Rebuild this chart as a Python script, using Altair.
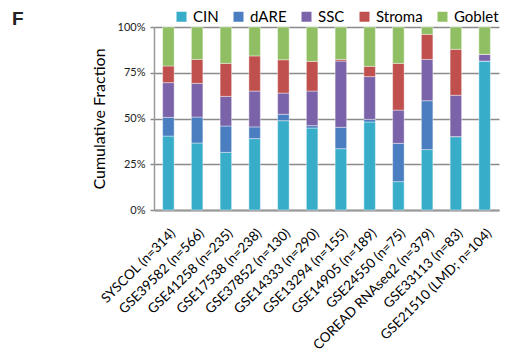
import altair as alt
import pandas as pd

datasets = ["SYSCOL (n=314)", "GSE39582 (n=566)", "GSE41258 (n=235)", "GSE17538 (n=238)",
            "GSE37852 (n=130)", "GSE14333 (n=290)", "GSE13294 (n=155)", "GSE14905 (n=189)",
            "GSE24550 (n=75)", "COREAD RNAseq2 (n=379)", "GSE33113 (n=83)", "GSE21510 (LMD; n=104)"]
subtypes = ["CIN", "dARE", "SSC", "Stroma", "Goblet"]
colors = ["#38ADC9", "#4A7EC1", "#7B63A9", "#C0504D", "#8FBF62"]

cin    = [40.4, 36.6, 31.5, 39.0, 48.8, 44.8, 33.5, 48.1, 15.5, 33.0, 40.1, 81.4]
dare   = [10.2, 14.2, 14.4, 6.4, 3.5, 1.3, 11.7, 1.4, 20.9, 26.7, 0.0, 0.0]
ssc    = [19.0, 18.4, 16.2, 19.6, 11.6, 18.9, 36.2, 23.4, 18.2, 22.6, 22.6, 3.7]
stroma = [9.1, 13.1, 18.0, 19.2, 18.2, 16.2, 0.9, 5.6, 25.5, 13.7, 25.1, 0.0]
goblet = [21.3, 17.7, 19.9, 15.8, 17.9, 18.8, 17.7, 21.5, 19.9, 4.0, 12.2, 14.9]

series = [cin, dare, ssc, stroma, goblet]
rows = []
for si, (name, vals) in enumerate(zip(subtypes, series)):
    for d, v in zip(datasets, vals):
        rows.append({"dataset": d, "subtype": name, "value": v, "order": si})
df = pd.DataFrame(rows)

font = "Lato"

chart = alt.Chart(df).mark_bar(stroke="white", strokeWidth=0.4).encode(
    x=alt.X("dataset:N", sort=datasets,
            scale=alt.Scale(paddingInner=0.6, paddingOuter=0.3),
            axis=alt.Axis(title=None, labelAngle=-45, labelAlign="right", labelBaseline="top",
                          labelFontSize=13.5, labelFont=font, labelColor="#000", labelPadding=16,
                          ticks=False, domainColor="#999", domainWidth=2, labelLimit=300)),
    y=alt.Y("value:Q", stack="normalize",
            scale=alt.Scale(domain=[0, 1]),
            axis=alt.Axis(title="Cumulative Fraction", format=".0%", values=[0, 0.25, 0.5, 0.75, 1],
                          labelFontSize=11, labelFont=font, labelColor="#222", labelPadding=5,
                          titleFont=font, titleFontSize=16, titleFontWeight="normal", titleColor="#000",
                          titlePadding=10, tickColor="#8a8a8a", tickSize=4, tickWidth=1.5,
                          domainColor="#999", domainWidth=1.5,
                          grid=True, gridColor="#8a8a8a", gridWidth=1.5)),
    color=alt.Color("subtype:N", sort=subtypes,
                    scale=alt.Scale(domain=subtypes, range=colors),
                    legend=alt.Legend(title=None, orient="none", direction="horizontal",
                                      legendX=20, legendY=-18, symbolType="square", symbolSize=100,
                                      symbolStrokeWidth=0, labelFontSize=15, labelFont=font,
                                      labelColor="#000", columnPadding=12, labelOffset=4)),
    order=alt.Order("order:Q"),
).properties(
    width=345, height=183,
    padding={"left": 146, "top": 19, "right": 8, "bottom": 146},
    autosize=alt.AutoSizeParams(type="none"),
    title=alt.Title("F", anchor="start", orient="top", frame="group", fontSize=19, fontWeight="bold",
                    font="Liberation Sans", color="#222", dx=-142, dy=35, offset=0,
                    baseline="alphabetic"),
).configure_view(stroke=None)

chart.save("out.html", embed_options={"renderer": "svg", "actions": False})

--------------------------------

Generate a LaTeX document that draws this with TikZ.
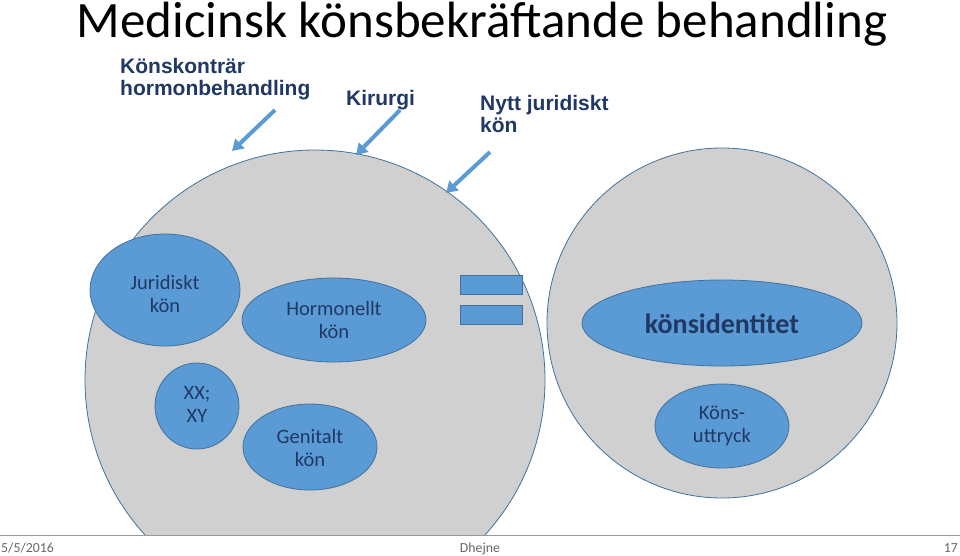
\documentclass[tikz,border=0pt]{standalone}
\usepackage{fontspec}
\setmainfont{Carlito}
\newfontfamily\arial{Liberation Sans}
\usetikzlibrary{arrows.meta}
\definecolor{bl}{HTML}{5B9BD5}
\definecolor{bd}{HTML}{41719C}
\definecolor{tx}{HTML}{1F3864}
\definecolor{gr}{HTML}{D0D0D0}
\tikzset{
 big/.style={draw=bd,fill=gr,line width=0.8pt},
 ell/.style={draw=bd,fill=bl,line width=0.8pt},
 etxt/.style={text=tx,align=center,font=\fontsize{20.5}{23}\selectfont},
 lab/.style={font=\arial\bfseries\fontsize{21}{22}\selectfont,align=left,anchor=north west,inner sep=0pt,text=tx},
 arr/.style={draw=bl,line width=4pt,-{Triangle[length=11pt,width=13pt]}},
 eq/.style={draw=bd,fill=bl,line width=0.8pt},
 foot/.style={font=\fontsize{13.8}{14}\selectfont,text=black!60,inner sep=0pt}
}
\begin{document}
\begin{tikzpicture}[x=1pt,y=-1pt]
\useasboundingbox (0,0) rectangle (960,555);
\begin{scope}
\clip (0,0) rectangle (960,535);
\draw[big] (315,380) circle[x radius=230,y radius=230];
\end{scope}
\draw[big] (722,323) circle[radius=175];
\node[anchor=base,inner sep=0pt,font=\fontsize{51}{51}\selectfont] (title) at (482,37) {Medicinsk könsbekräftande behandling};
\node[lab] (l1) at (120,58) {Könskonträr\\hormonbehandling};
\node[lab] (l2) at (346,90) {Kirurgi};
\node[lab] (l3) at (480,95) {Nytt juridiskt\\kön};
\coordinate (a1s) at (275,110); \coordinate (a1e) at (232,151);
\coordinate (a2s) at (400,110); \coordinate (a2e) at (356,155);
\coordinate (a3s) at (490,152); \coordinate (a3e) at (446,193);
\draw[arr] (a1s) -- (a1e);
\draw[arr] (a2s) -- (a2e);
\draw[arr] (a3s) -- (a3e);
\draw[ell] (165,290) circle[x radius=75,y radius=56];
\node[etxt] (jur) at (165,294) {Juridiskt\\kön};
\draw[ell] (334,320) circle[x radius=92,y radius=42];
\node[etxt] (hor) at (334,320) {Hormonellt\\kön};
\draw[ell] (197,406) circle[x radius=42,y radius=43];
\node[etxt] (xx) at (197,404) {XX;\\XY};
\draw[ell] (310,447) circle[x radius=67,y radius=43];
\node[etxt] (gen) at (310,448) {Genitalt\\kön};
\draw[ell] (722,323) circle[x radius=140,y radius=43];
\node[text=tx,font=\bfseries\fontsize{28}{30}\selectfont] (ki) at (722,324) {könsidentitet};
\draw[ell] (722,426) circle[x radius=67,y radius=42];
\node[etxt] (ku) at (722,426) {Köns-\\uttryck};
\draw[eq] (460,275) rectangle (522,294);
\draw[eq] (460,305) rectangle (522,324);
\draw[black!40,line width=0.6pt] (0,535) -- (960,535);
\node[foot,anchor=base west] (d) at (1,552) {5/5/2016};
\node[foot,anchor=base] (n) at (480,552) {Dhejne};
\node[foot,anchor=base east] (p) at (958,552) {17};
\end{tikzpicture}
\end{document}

--------------------------------

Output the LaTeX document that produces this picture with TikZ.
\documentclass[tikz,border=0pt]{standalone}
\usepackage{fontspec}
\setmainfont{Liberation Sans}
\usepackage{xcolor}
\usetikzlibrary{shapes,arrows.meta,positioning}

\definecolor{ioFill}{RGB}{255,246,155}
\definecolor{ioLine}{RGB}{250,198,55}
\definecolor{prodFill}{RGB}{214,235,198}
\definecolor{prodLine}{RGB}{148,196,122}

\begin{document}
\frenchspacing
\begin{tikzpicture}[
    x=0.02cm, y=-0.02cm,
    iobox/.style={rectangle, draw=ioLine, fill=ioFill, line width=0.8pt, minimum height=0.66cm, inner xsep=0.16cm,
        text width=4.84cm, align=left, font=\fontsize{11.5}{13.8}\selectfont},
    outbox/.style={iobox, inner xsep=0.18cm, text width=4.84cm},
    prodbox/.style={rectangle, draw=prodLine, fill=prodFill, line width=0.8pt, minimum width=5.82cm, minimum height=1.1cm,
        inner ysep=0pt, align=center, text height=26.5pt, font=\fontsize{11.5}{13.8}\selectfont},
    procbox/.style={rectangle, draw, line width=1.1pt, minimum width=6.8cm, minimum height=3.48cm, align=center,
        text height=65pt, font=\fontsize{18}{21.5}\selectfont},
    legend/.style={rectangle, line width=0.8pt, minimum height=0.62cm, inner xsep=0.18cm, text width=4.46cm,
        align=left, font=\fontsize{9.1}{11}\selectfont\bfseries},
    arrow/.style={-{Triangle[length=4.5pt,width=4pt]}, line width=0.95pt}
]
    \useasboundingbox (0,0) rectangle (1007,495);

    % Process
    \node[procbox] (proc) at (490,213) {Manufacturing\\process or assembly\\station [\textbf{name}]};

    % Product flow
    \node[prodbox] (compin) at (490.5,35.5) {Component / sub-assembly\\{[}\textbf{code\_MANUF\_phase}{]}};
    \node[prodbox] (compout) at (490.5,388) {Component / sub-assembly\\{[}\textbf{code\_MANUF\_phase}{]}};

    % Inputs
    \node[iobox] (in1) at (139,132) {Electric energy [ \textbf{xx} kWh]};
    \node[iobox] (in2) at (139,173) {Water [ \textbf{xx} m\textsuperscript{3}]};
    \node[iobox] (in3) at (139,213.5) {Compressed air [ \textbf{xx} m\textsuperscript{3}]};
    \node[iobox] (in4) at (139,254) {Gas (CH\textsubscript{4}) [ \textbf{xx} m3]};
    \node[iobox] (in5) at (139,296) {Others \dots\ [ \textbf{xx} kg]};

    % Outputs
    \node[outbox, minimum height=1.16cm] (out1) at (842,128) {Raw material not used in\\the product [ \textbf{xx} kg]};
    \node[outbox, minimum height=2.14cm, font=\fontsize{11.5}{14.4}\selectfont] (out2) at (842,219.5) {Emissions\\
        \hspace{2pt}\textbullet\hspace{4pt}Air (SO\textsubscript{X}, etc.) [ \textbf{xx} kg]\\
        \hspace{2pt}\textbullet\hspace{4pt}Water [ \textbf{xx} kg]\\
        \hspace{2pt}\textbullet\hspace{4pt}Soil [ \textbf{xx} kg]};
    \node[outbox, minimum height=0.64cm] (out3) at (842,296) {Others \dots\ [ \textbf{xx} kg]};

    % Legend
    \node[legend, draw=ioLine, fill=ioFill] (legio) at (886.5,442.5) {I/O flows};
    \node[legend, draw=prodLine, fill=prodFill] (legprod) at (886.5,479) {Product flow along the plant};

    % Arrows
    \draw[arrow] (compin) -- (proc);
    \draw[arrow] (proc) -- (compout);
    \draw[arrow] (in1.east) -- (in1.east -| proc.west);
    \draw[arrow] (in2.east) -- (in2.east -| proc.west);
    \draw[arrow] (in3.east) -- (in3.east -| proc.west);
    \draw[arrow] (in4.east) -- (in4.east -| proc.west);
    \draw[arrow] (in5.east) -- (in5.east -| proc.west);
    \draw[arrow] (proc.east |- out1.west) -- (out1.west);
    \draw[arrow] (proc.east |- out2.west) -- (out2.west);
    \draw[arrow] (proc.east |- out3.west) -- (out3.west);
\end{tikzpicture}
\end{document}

--------------------------------

** WHAT YOU WILL DO **
Going through the entries above, report how many lines include the string "that". The number alone is the answer.

** WORKED SOLUTION **
2